=== Short task ===
Images should be left out, and everything else in the listing reproduced exactly.

= = =

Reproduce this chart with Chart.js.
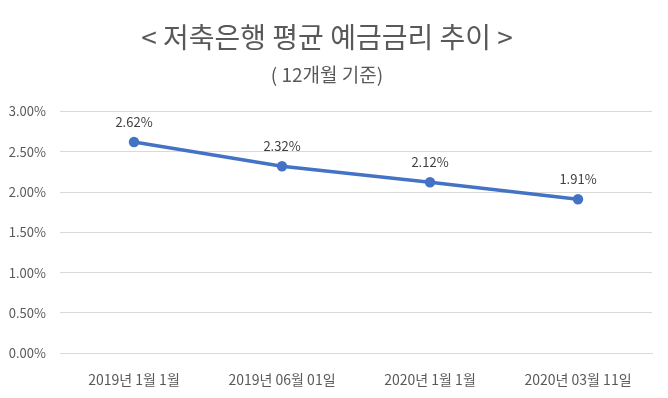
<!DOCTYPE html>
<html><head><meta charset="utf-8">
<script src="https://cdn.jsdelivr.net/npm/chart.js@4/dist/chart.umd.min.js"></script>
<style>html,body{margin:0;padding:0;background:#fff}#wrap{width:668px;height:398px}</style>
</head><body><div id="wrap"><canvas id="c" width="668" height="398"></canvas></div>
<script>
const categories = ['2019년 1월 1월', '2019년 06월 01일', '2020년 1월 1월', '2020년 03월 11일'];
const rates = [2.62, 2.32, 2.12, 1.91];
const yTicks = [0, 0.5, 1.0, 1.5, 2.0, 2.5, 3.0];
const titleText = '< 저축은행 평균 예금금리 추이 >';
const subtitleText = '( 12개월 기준)';

const FONT = "'Noto Sans CJK KR', 'Noto Sans', sans-serif";

const labelPlugin = {
  id: 'valueLabels',
  afterDatasetsDraw(chart) {
    const ctx = chart.ctx;
    const meta = chart.getDatasetMeta(0);
    ctx.save();
    ctx.font = '13px ' + FONT;
    ctx.fillStyle = '#404040';
    ctx.textAlign = 'center';
    ctx.textBaseline = 'middle';
    meta.data.forEach((pt, i) => {
      ctx.fillText(rates[i].toFixed(2) + '%', pt.x, pt.y - 20);
    });
    ctx.restore();
  }
};

new Chart(document.getElementById('c'), {
  type: 'line',
  data: {
    labels: categories,
    datasets: [{
      data: rates,
      borderColor: '#4472C4',
      backgroundColor: '#4472C4',
      borderWidth: 3.5,
      pointRadius: 3.5,
      pointBackgroundColor: '#4472C4',
      pointBorderColor: '#4472C4',
      tension: 0
    }]
  },
  options: {
    responsive: false,
    animation: false,
    layout: { padding: { left: 2, right: 16, top: 0, bottom: 0 } },
    plugins: {
      legend: { display: false },
      tooltip: { enabled: false },
      title: {
        display: true, text: titleText, color: '#595959',
        font: { family: FONT, size: 28, weight: 'normal' },
        padding: { top: 21, bottom: 6 }
      },
      subtitle: {
        display: true, text: subtitleText, color: '#595959',
        font: { family: FONT, size: 19, weight: 'normal' },
        padding: { top: 3, bottom: 25 }
      }
    },
    scales: {
      x: {
        offset: true,
        grid: { display: false },
        border: { display: true, color: '#d9d9d9' },
        ticks: { color: '#595959', font: { family: FONT, size: 14 }, padding: 10, maxRotation: 0 }
      },
      y: {
        min: 0, max: 3,
        afterBuildTicks(axis) { axis.ticks = yTicks.map(v => ({ value: v })); },
        afterFit(axis) { axis.width = 58; },
        grid: { color: '#d9d9d9', drawTicks: false, lineWidth: 1 },
        border: { display: false },
        ticks: {
          color: '#595959', font: { family: FONT, size: 13 }, padding: 14,
          callback: v => v.toFixed(2) + '%'
        }
      }
    }
  },
  plugins: [labelPlugin]
});
</script></body></html>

= = =

=== Solution to the exercise ===
Reproduce this chart with Chart.js.
<!DOCTYPE html>
<html><head><meta charset="utf-8">
<script src="https://cdn.jsdelivr.net/npm/chart.js@4/dist/chart.umd.min.js"></script>
<style>html,body{margin:0;padding:0;background:#fff}#wrap{width:668px;height:398px}</style>
</head><body><div id="wrap"><canvas id="c" width="668" height="398"></canvas></div>
<script>
const categories = ['2019년 1월 1월', '2019년 06월 01일', '2020년 1월 1월', '2020년 03월 11일'];
const rates = [2.62, 2.32, 2.12, 1.91];
const yTicks = [0, 0.5, 1.0, 1.5, 2.0, 2.5, 3.0];
const titleText = '< 저축은행 평균 예금금리 추이 >';
const subtitleText = '( 12개월 기준)';

const FONT = "'Noto Sans CJK KR', 'Noto Sans', sans-serif";

const labelPlugin = {
  id: 'valueLabels',
  afterDatasetsDraw(chart) {
    const ctx = chart.ctx;
    const meta = chart.getDatasetMeta(0);
    ctx.save();
    ctx.font = '13px ' + FONT;
    ctx.fillStyle = '#404040';
    ctx.textAlign = 'center';
    ctx.textBaseline = 'middle';
    meta.data.forEach((pt, i) => {
      ctx.fillText(rates[i].toFixed(2) + '%', pt.x, pt.y - 20);
    });
    ctx.restore();
  }
};

new Chart(document.getElementById('c'), {
  type: 'line',
  data: {
    labels: categories,
    datasets: [{
      data: rates,
      borderColor: '#4472C4',
      backgroundColor: '#4472C4',
      borderWidth: 3.5,
      pointRadius: 3.5,
      pointBackgroundColor: '#4472C4',
      pointBorderColor: '#4472C4',
      tension: 0
    }]
  },
  options: {
    responsive: false,
    animation: false,
    layout: { padding: { left: 2, right: 16, top: 0, bottom: 0 } },
    plugins: {
      legend: { display: false },
      tooltip: { enabled: false },
      title: {
        display: true, text: titleText, color: '#595959',
        font: { family: FONT, size: 28, weight: 'normal' },
        padding: { top: 21, bottom: 6 }
      },
      subtitle: {
        display: true, text: subtitleText, color: '#595959',
        font: { family: FONT, size: 19, weight: 'normal' },
        padding: { top: 3, bottom: 25 }
      }
    },
    scales: {
      x: {
        offset: true,
        grid: { display: false },
        border: { display: true, color: '#d9d9d9' },
        ticks: { color: '#595959', font: { family: FONT, size: 14 }, padding: 10, maxRotation: 0 }
      },
      y: {
        min: 0, max: 3,
        afterBuildTicks(axis) { axis.ticks = yTicks.map(v => ({ value: v })); },
        afterFit(axis) { axis.width = 58; },
        grid: { color: '#d9d9d9', drawTicks: false, lineWidth: 1 },
        border: { display: false },
        ticks: {
          color: '#595959', font: { family: FONT, size: 13 }, padding: 14,
          callback: v => v.toFixed(2) + '%'
        }
      }
    }
  },
  plugins: [labelPlugin]
});
</script></body></html>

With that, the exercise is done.